Speaking to world leaders and industrialists on the same day the president bragged about the US economy and attacked climate activists as “perennial prophets of doom”, the 17-year-old Swede said Mr Trump’s vow to plant more trees was sorely inadequate to address the situation.
“’Unlike you, my generation will not give up without a fight. Our house is still on fire,” Ms Thunberg said at the World Economic Forum at Davos, Switzerland, echoing the words she used a year ago at the same event.
“Your inaction is fuelling the flames.”
Mr Trump attacked Ms Thunberg and other activists who have repeatedly urged world leaders to address the crisis they say is rapidly reaching the point where it will soon become too late to act. In a subsequent newspaper interview, Mr Trump repeated his assertion that the teenager was “angry”.
“This is not a time for pessimism. This is a time for optimism,” said Mr Trump. “Fear and doubt is not a good thought process because this is a time for tremendous hope and joy and optimism and action.”
He added: “To embrace the possibilities of tomorrow, we must reject the perennial prophets of doom and their predictions of the apocalypse.”
She added: “Planting trees is good, of course, but it’s nowhere near enough. It cannot replace mitigation.”
The Swede said she was referring to “empty words and promises” by world leaders.
She added: “You say children shouldn’t worry... don’t be so pessimistic and then, nothing, silence.”
Earlier, Mr Trump, 73, who swiftly moved to withdraw the US from the Paris climate accord when he was elected president, and who has pushed policies critics say have further weakened environmental standards, said Washington was signing an agreement to plant more trees.
Ms Thunberg responded without naming the US president, although it was patently clear who she was referring to.
“We need to start listening to the science, and treat this crisis with the importance it deserves,” she said. “Without treating it as a real crisis we cannot solve it.”
Earlier, Ms Thunberg called on world leaders to listen to young activists who have followed her to Davos this year.
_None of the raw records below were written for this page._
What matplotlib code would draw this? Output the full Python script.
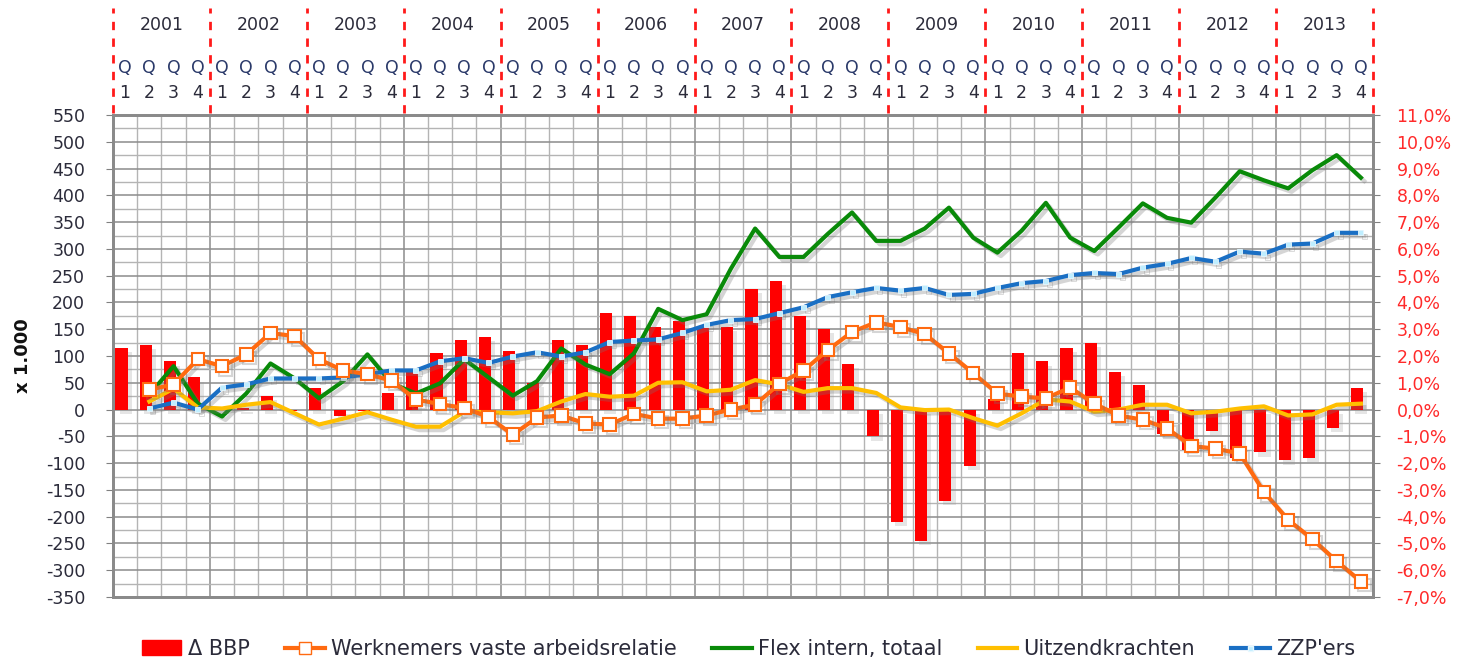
import matplotlib
matplotlib.use("Agg")
import matplotlib.pyplot as plt
import matplotlib.patheffects as pe
import matplotlib.transforms as mtrans
from matplotlib.lines import Line2D
from matplotlib.patches import Patch
from matplotlib.ticker import MultipleLocator, FixedLocator
import numpy as np

plt.rcParams['font.family'] = ['DejaVu Sans']

years = ['2001', '2002', '2003', '2004', '2005', '2006', '2007',
         '2008', '2009', '2010', '2011', '2012', '2013']
quarters = ['1', '2', '3', '4']

# Δ BBP in % (one per quarter, 2001Q1 .. 2013Q4)
bbp = [2.3, 2.4, 1.8, 1.2,
       0.1, 0.05, 0.5, -0.05,
       0.8, -0.25, -0.05, 0.6,
       1.4, 2.1, 2.6, 2.7,
       2.2, 1.0, 2.6, 2.4,
       3.6, 3.5, 3.1, 3.3,
       3.1, 3.1, 4.5, 4.8,
       3.5, 3.0, 1.7, -1.0,
       -4.2, -4.9, -3.4, -2.1,
       0.4, 2.1, 1.8, 2.3,
       2.5, 1.4, 0.9, -0.9,
       -1.5, -0.8, -1.8, -1.6,
       -1.9, -1.8, -0.7, 0.8]

# Lines (x 1.000), 2001Q2 .. 2013Q4
vaste = [37, 47, 94, 81, 103, 143, 137, 94, 73, 66, 54,
         19, 10, 3, -14, -47, -15, -11, -26, -28, -8, -17,
         -17, -11, 0, 9, 48, 73, 111, 145, 163, 154, 141,
         105, 68, 30, 24, 21, 41, 11, -11, -19, -35, -68,
         -73, -82, -154, -206, -242, -283, -321]
flex = [28, 81, 11, -13, 30, 86, 58, 21, 53, 103, 49,
        30, 49, 94, 60, 26, 53, 114, 84, 66, 105, 188,
        167, 178, 263, 338, 285, 285, 328, 368, 315, 315, 338,
        377, 321, 293, 334, 386, 321, 296, 340, 385, 358, 349,
        396, 445, 428, 413, 447, 475, 433]
uitzend = [15, 39, 4, 2, 9, 14, -7, -28, -17, -5, -19,
           -32, -32, -4, -5, -7, -3, 15, 29, 24, 26, 50,
           51, 34, 37, 55, 47, 33, 40, 40, 31, 4, -1,
           0, -16, -30, -7, 19, 15, -4, 0, 9, 9, -7,
           -4, 2, 6, -11, -9, 9, 11]
zzp = [2, 13, 0, 41, 47, 58, 58, 58, 60, 66, 73,
       73, 90, 96, 87, 99, 107, 99, 107, 126, 129, 131,
       143, 158, 167, 169, 180, 191, 210, 219, 227, 222, 227,
       214, 216, 227, 236, 240, 251, 255, 253, 265, 272, 283,
       276, 295, 291, 308, 310, 330, 330]

labels = ['\u0394 BBP', 'Werknemers vaste arbeidsrelatie', 'Flex intern, totaal',
          'Uitzendkrachten', "ZZP'ers"]

n = len(years) * 4
xb = np.arange(n)
xl = np.arange(1, n)

W, H = 1468, 663
fig = plt.figure(figsize=(W / 100, H / 100), dpi=100)
left, right, top, bottom = 113, 1373, 115, 597
ax2 = fig.add_axes([left / W, 1 - bottom / H, (right - left) / W, (bottom - top) / H])
ax = ax2.twinx()
ax.set_zorder(2)
ax2.set_zorder(1)
ax.patch.set_visible(False)

# bars on the percentage axis
ax2.set_ylim(-7, 11)
ax2.bar(xb - 0.15, bbp, width=0.5, color='#ff0000', zorder=3,
        path_effects=[pe.SimplePatchShadow(offset=(3, -3), shadow_rgbFace='#999999', alpha=0.25), pe.Normal()])
ax2.set_xlim(-0.5, n - 0.5)

# grid on bar axis
ax2.yaxis.set_major_locator(MultipleLocator(1))
ax2.yaxis.set_minor_locator(MultipleLocator(0.5))
ax2.xaxis.set_major_locator(FixedLocator(np.arange(-0.5, n, 4)))
ax2.xaxis.set_minor_locator(FixedLocator(np.arange(-0.5, n, 1)))
ax2.grid(True, which='major', axis='both', color='#8c8c8c', lw=1.1, zorder=0)
ax2.grid(True, which='minor', axis='both', color='#b4b4b4', lw=1.0, zorder=0)
ax2.set_axisbelow(True)
ax2.tick_params(axis='x', which='both', length=0, labelbottom=False)

# percentage labels on the right
ax2.yaxis.tick_right()
ax2.set_yticks(np.arange(-7, 11.01, 1))
ax2.set_yticklabels([('%.1f%%' % v).replace('.', ',') for v in np.arange(-7, 11.01, 1)],
                    color='#ff2a2a', fontsize=12.5)
ax2.tick_params(axis='y', which='major', length=5, color='#808080', pad=12)
ax2.tick_params(axis='y', which='minor', length=0)

# lines on the left axis
ax.yaxis.tick_left()
ax.set_ylim(-350, 550)
ax.set_yticks(np.arange(-350, 551, 50))
ax.set_yticklabels([str(v) for v in range(-350, 551, 50)], color='#2b2b3a', fontsize=12.5)
ax.tick_params(axis='y', length=5, color='#808080', pad=15)

sh = [pe.SimpleLineShadow(offset=(2.5, -2.5), shadow_color='#777777', alpha=0.3), pe.Normal()]
ax.plot(xl, flex, color='#098a09', lw=3, zorder=3, path_effects=sh)
ax.plot(xl, uitzend, color='#ffbf00', lw=3, zorder=4, path_effects=sh)
ax.plot(xl, zzp, color='#1a6fc4', lw=3, marker='s', ms=3.6, mfc='#bfeeff', mec='#e6f8ff', mew=0.6,
        zorder=5, path_effects=sh)
ax.plot(xl, vaste, color='#ff6a10', lw=3, marker='s', ms=9, mfc='white', mec='#ff6a10', mew=1.5,
        zorder=6, path_effects=sh)

for a in (ax, ax2):
    for s in a.spines.values():
        s.set_color('#8a8a8a')
        s.set_linewidth(2)

ax.set_ylabel('x 1.000', fontsize=13, fontweight='bold', color='#111111', labelpad=10)
ax.yaxis.set_label_position('left')

# header with years and quarters
trans = mtrans.blended_transform_factory(ax.transData, ax.transAxes)
for k, y in enumerate(years):
    ax.text(4 * k + 1.5, 1.187, y, transform=trans, ha='center', va='center',
            fontsize=12.5, color='#2b2b3a', clip_on=False)
    for q in range(4):
        ax.text(4 * k + q, 1.097, 'Q', transform=trans, ha='center', va='center',
                fontsize=12.5, color='#2b3a6a', clip_on=False)
        ax.text(4 * k + q, 1.046, quarters[q], transform=trans, ha='center', va='center',
                fontsize=12.5, color='#2b2b3a', clip_on=False)
for k in range(len(years) + 1):
    ax.add_line(Line2D([4 * k - 0.5, 4 * k - 0.5], [1.005, 1.222], transform=trans,
                       color='#ff1a1a', lw=2, ls=(0, (3, 3)), clip_on=False))

handles = [Patch(facecolor='#ff0000', edgecolor='#ff0000'),
           Line2D([], [], color='#ff6a10', lw=3, marker='s', ms=8, mfc='white', mec='#ff6a10'),
           Line2D([], [], color='#098a09', lw=3),
           Line2D([], [], color='#ffbf00', lw=3),
           Line2D([], [], color='#1a6fc4', lw=3, marker='s', ms=3.6, mfc='#bfeeff', mec='#e6f8ff')]
fig.legend(handles, labels, loc='lower center', bbox_to_anchor=(0.51, -0.022), ncol=5,
           frameon=False, fontsize=15, handlelength=1.9, columnspacing=1.7, handletextpad=0.3,
           numpoints=1, labelcolor='#2b2b3a')

fig.savefig('out.png', dpi=100)
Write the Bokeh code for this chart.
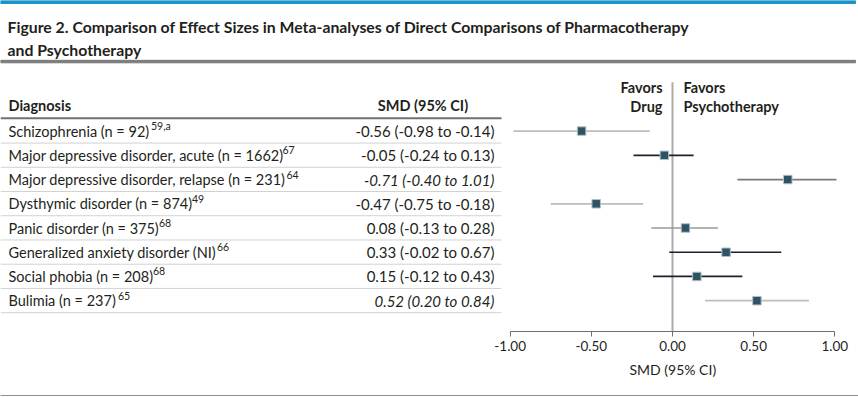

“I’m not a person that can complain about not being heard,” she said. “The science and voice of young people is not the centre of the conversation, but it needs to be.”
The world’s top scientists have repeatedly warned that immediate action is required to address the climate crisis.
With the world experiencing record high temperatures and an increase in the incidence of “extreme” events such as Australia’s wildfires, scientists have called on nations to act to try to limit the rise in global temperature of 1.5C.
“We cannot accept insufficient action anymore,” professor Gail Whiteman, director of the Pentland Centre for Sustainability in Business at Lancaster University, said in a statement. “If we’re united behind the science then every decision, every investment, every behaviour should be based on what is taking us in the right direction.”
Meanwhile, the UN High Commissioner for Refugees said the world needed to prepare for a surge in refugees, with potentially millions of people being driven from their homes by the impact of climate change.
“We must be prepared for a large surge of people moving against their will,” said Filippo Grandi. “I wouldn’t venture to talk about specific numbers, it’s too speculative, but certainly we’re talking about millions here.”
Michael Mann, a climate expert and Professor of Earth Sciences at Penn State University, praised Ms Thunberg’s comments.
“Planting trees is a veritable drop in the bucket. We need to solve this problem at its source – fossil fuels,” he told The Independent.
“Trump here is doing the bidding of the fossil fuel interests that run his energy and environmental policy, engaging in an effort to deflect attention away from the need to rein in the fossil fuel industry and transition away from the burning of fossil fuels. Good on Greta for calling out his villainy.”